Granted it took a while for Farscape to click, as it wasn't exactly your typical space opera series. Still it was good, so if season one of the new BG is even half as good as that, while being better than the first season of B5..."
I think so. There are maybe 2 eps in the first 9 that didn't click for me so much, but they were still watchable. A couple of notes about the series, which shouldn't spoil anything:
1) The atmosphere of the reimagined setting really comes into full effect in the first episode. I always thought, in the back of my head, that classic Galactica was too upbeat - their whole race , *billions* of their people, had just been wiped out. This kind of thing should hang like a cloud over the characters - and in the new show, it does.

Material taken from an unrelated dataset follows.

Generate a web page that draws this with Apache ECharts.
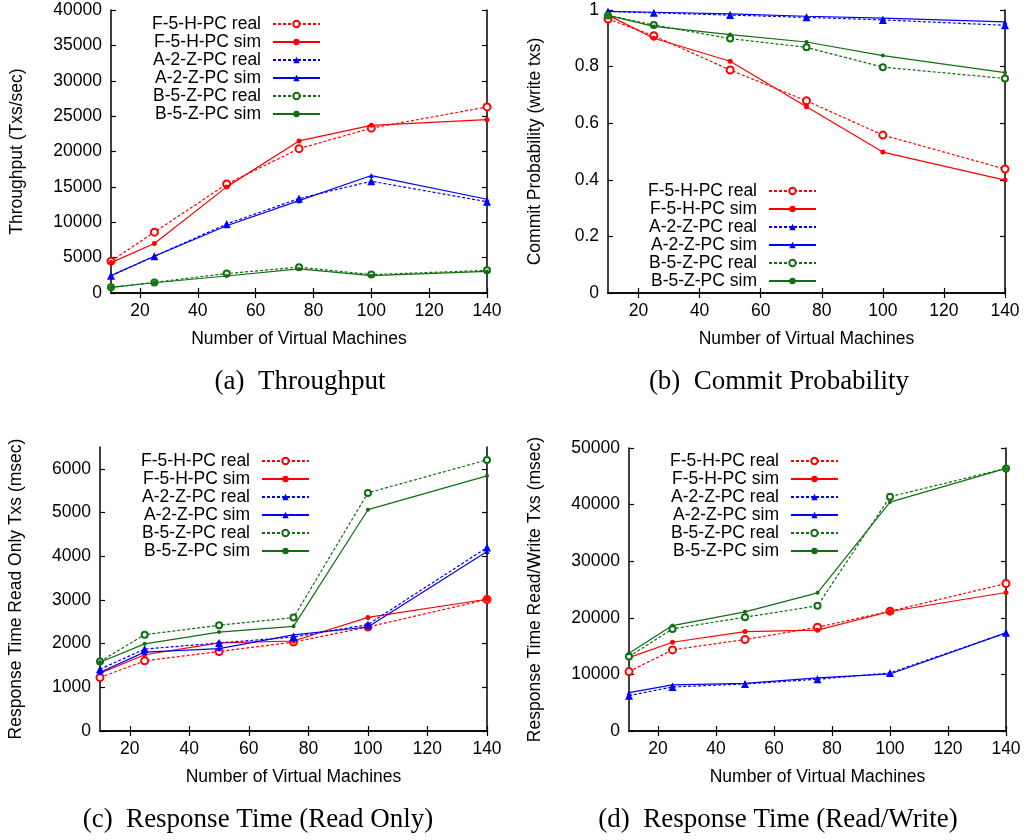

I think it's fairly easy to judge the miniseries, standing alone, as a simple hatchet-job of the concepts and characters of the original. With the series, that becomes more difficult. You get to see and understand what the producers are trying to accomplish, the kind of show they're trying to make, much more clearly.
2) While the show is generally very dark, there *needs* to be some humor or the audience will tune out of what will become opressively grim TV. This didn't really happen in the miniseries, which is wall-to-wall grim, but humor is present, here and there, in the new series. Not in every episode, mind... but keep your eyes on Baltar.
3) I always felt that one of the classic show's great strengths was the underlying mythology - the Lords of Kobol, the Twelve Colonies, the thousand-year war with the Cylons, and the last Battlestar, Galactica, leading a rag-tag fugitive fleet on a lonely quest... for the shining planet known as Earth.
*Ahem* That lobe of my brain responsible for nostalgia digresses.
Anyhow, the miniseries pretty much ditched about 90% of that. But the series does start to rebuild the mythology somewhat. This is still in progress as of episode 9.
4) Richard Hatch makes an appearance in the new series. This should be old news by now. What's surprising is that the guy can *act*. This was not much in evidence in the classic show, where he pretty much played the guy in the white hat all the time.
5) Certain characters, Apollo in particular, come across as whiners in the miniseries. While the new Apollo hasn't really come into his own as of episode 9, he's not much of a whiner anymore. He has to make a couple of tough decisions that help to flesh him out as a character. The episodes each tend to center on a single character, while dealing with other characters as time and story permit. Apollo really hasn't had his episode yet.
6) The best episode, IMO, is No. 1, followed by 2, 3 and 8. The weakest is No. 9, followed by No. 6, which fails to follow through on its implied premise.